Overview
Neuroscientist Matthew Walker reveals the extraordinary importance of sleep and the devastating consequences of its neglect. Drawing on decades of research, he shows that sleep affects every aspect of our physical and mental health, from cancer and Alzheimer's to creativity and emotional regulation.
Walker, a UC Berkeley sleep scientist, published Why We Sleep in 2017. The book argues that sleep deprivation is a public-health crisis on the scale of smoking, and presents research linking insufficient sleep to Alzheimer's, cancer, cardiovascular disease, and mental illness. The book has since been criticised by commentators including Alexey Guzey, who catalogued errors and overstatements.
Key Ideas
Sleep is non-negotiable
Sleeping less than seven hours a night demolishes your immune system and doubles your risk of cancer.
REM and deep sleep serve different purposes
Deep sleep cleanses the brain of toxins; REM sleep processes emotions and consolidates memories.

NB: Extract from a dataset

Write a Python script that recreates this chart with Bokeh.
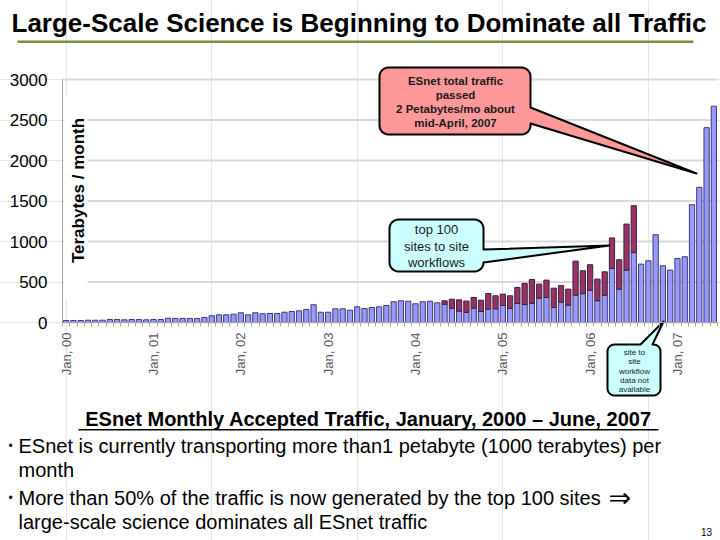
import math
from bokeh.plotting import figure
from bokeh.models import ColumnDataSource, Range1d, FixedTicker, Label, LinearAxis
from bokeh.embed import file_html
from bokeh.resources import INLINE

# ---------------- data (TB / month), Jan 2000 .. Jun 2007 ----------------
total_tb = [
    25, 25, 25, 28, 28, 28, 37, 37, 33, 37, 37, 33,            # 2000
    37, 37, 53, 50, 50, 50, 50, 62, 83, 95, 95, 103,           # 2001
    120, 95, 120, 108, 111, 111, 127, 136, 145, 161, 219, 127, # 2002
    127, 169, 169, 152, 194, 173, 185, 194, 210, 256, 268, 263,# 2003
    231, 256, 262, 243, 268, 288, 280, 265, 309, 276, 358, 330,# 2004
    350, 330, 433, 482, 531, 474, 523, 424, 455, 412, 758, 639,# 2005
    713, 536, 626, 1044, 775, 1215, 1442, 721, 762, 1084, 700, 647,  # 2006
    791, 812, 1454, 1669, 2405, 2670,                          # 2007
]
# top 100 site-to-site workflows, May 2004 .. Jul 2006 (month index 52..78)
top100_first_month = 52
top100_tb = [43, 113, 140, 141, 132, 140, 193, 161, 140, 157, 198, 260, 294,
             173, 214, 239, 204, 198, 420, 283, 315, 268, 290, 377, 363, 568, 579]
tick_months = [0, 12, 24, 36, 48, 60, 72, 84]
tick_labels = ["Jan, 00", "Jan, 01", "Jan, 02", "Jan, 03", "Jan, 04", "Jan, 05", "Jan, 06", "Jan, 07"]
y_ticks = [0, 500, 1000, 1500, 2000, 2500, 3000]
y_max = 3000

n = len(total_tb)
months = list(range(n))
workflow = [0] * n
for i, v in enumerate(top100_tb):
    workflow[top100_first_month + i] = v
other = [t - w for t, w in zip(total_tb, workflow)]
src = ColumnDataSource(dict(m=months, other=other, total=total_tb))
red_idx = [i for i in months if workflow[i] > 0]
src_red = ColumnDataSource(dict(m=red_idx, bottom=[other[i] for i in red_idx],
                                top=[total_tb[i] for i in red_idx]))

# ---------------- layout: the frame is the whole canvas ----------------
W, H = 720, 540
PL, PR, PT, PB = 62, 717, 79, 322          # plot area in canvas pixels
x_lo, x_hi = -0.5, n - 0.5
kx = (PR - PL) / (x_hi - x_lo)
ky = (PB - PT) / y_max
x_range = Range1d(x_lo - PL / kx, x_hi + (W - PR) / kx)
y_range = Range1d(0 - (H - PB) / ky, y_max + PT / ky)

p = figure(width=W, height=H, output_backend="svg", toolbar_location=None,
           x_range=x_range, y_range=y_range,
           x_axis_location=None, y_axis_location=None)
p.min_border = 0
p.outline_line_color = None
p.background_fill_color = "white"
p.border_fill_color = "white"
p.extra_x_ranges = {"px": Range1d(0, W)}
p.extra_y_ranges = {"py": Range1d(H, 0)}

# gridlines across the plot area only
p.segment(x0=[x_lo] * len(y_ticks), x1=[x_hi] * len(y_ticks), y0=y_ticks, y1=y_ticks,
          line_color="#d9d9d9", line_width=2)

BAR_W = 0.72
p.vbar(x="m", width=BAR_W, bottom=0, top="other", source=src,
       fill_color="#9999ff", line_color="#3a3a78", line_width=1)
p.vbar(x="m", width=BAR_W, bottom="bottom", top="top", source=src_red,
       fill_color="#993366", line_color="#3a2040", line_width=1)

# axes drawn at fixed data locations (no side panels)
xaxis = LinearAxis(fixed_location=0, bounds=(x_lo, x_hi))
xaxis.ticker = FixedTicker(ticks=tick_months, minor_ticks=[i - 0.5 for i in range(n + 1)])
xaxis.major_label_overrides = {m: l for m, l in zip(tick_months, tick_labels)}
xaxis.major_label_orientation = math.pi / 2
xaxis.major_tick_out = 0
xaxis.major_tick_in = 0
xaxis.minor_tick_out = 4
xaxis.minor_tick_in = 0
xaxis.minor_tick_line_color = "#a6a6a6"
xaxis.axis_line_color = "#a6a6a6"
xaxis.major_label_text_font = "Liberation Sans"
xaxis.major_label_text_font_size = "13px"
xaxis.major_label_text_color = "#595959"
xaxis.major_label_standoff = 6
p.add_layout(xaxis, "below")

yaxis = LinearAxis(fixed_location=x_lo, bounds=(0, y_max))
yaxis.ticker = FixedTicker(ticks=y_ticks)
yaxis.major_tick_out = 0
yaxis.major_tick_in = 0
yaxis.minor_tick_out = 0
yaxis.minor_tick_in = 0
yaxis.axis_line_color = "#a6a6a6"
yaxis.major_label_text_font = "Liberation Sans"
yaxis.major_label_text_font_size = "17px"
yaxis.major_label_text_color = "black"
yaxis.major_label_standoff = 15
p.add_layout(yaxis, "left")


def shape(xs, ys, fill, line=None, lw=0):
    p.patch(x=xs, y=ys, x_range_name="px", y_range_name="py",
            fill_color=fill, fill_alpha=1.0,
            line_color=line, line_width=lw, line_join="round")


def label(x, y, text, size, font="Liberation Sans", style="normal", color="black",
          align="left", baseline="middle", angle=0.0):
    p.add_layout(Label(x=x, y=y, text=text, x_range_name="px", y_range_name="py",
                       text_font=font, text_font_size=f"{size}px", text_font_style=style,
                       text_color=color, text_align=align, text_baseline=baseline,
                       angle=angle))


def callout(x0, y0, x1, y1, r, side, a, b, tip):
    pts = []
    def arc(cx, cy, a0, a1):
        for k in range(7):
            t = math.radians(a0 + (a1 - a0) * k / 6)
            pts.append((cx + r * math.cos(t), cy + r * math.sin(t)))
    pts.append((x0 + r, y0))
    if side == "top":
        pts.extend([(a, y0), tip, (b, y0)])
    pts.append((x1 - r, y0))
    arc(x1 - r, y0 + r, -90, 0)
    if side == "right":
        pts.extend([(x1, a), tip, (x1, b)])
    arc(x1 - r, y1 - r, 0, 90)
    arc(x0 + r, y1 - r, 90, 180)
    arc(x0 + r, y0 + r, 180, 270)
    return [q[0] for q in pts], [q[1] for q in pts]


# title + rule
label(11, 22, "Large-Scale Science is Beginning to Dominate all Traffic", 26, style="bold")
shape([17, 693, 693, 17], [40, 40, 42.5, 42.5], "#77933c")

# y-axis title inside the plot with white backing
shape([63, 87, 87, 63], [96, 96, 300, 300], "white")
label(78, 190, "Terabytes / month", 17, style="bold", align="center", angle=math.pi / 2)

# callouts
xs, ys = callout(379, 67, 530, 134, 9, "right", 107, 123, (696, 173))
shape(xs, ys, "#ff9999", "black", 2)
for k, t in enumerate(["ESnet total traffic", "passed", "2 Petabytes/mo about", "mid-April, 2007"]):
    label(455, 80 + 14.3 * k, t, 11.5, style="bold", align="center", color="#1a1a1a")

xs, ys = callout(389, 219, 483, 271, 9, "right", 249, 262, (609, 245))
shape(xs, ys, "#ccffff", "black", 2)
for k, t in enumerate(["top 100", "sites to site", "workflows"]):
    label(436, 229 + 16.5 * k, t, 13, align="center", color="#1a1a1a")

xs, ys = callout(607, 344, 660, 395, 7, "top", 640, 652, (663, 321))
shape(xs, ys, "#ccffff", "black", 2)
for k, t in enumerate(["site to", "site", "workflow", "data not", "available"]):
    label(634, 352 + 9.3 * k, t, 8, align="center", color="#1a1a1a")

# bottom text
label(368, 418, "ESnet Monthly Accepted Traffic, January, 2000 \u2013 June, 2007", 20,
      style="bold", align="center")
shape([78, 658, 658, 78], [428.5, 428.5, 430, 430], "black")
label(8, 445, "\u2022", 12)
label(18, 445, "ESnet is currently transporting more than1 petabyte (1000 terabytes) per", 20)
label(18, 469, "month", 20)
label(8, 497, "\u2022", 12)
label(18, 497, "More than 50% of the traffic is now generated by the top 100 sites", 20)
label(608, 497, "\u21d2", 27, font="DejaVu Sans")
label(18, 521, "large-scale science dominates all ESnet traffic", 20)
label(706, 531, "13", 10, align="center")

open("out.html", "w").write(file_html(p, INLINE))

Sleep deprivation is catastrophic
Even moderate sleep loss impairs cognitive function as much as being legally drunk.
Prioritize sleep hygiene
Regular schedule, cool bedroom, no screens before bed, and no caffeine after noon are essential.
Who should read this
Anyone who thinks they can function well on five or six hours of sleep. Walker makes the case for eight with a combination of evidence, persuasion, and — at times — alarm. The dream chapters are the most interesting; the practical advice at the end is standard sleep hygiene.
Who might skip it
Skip if you've read the critiques and want the book to engage them — it doesn't, and Walker has not meaningfully responded to the most detailed ones. Skip also if you already sleep eight hours and find the book's tone alarming in a way that will make you sleep worse.
The verdict
A book whose underlying message is correct (most people need more sleep, most people get less than they think) but whose specifics should be read with caution. Alexey Guzey's online critique is worth reading alongside the book. The basic behavioural changes — consistent schedule, cool dark room, no caffeine after noon — are solid even if some of the scary statistics aren't.
"The shorter your sleep, the shorter your life. The leading causes of disease and death in developed nations all have recognized causal links to a lack of sleep."
— Matthew Walker, Why We Sleep
If you liked this
The Sleep Revolution by Arianna Huffington is gentler. For the academic overview, the Matthew Walker lectures on YouTube.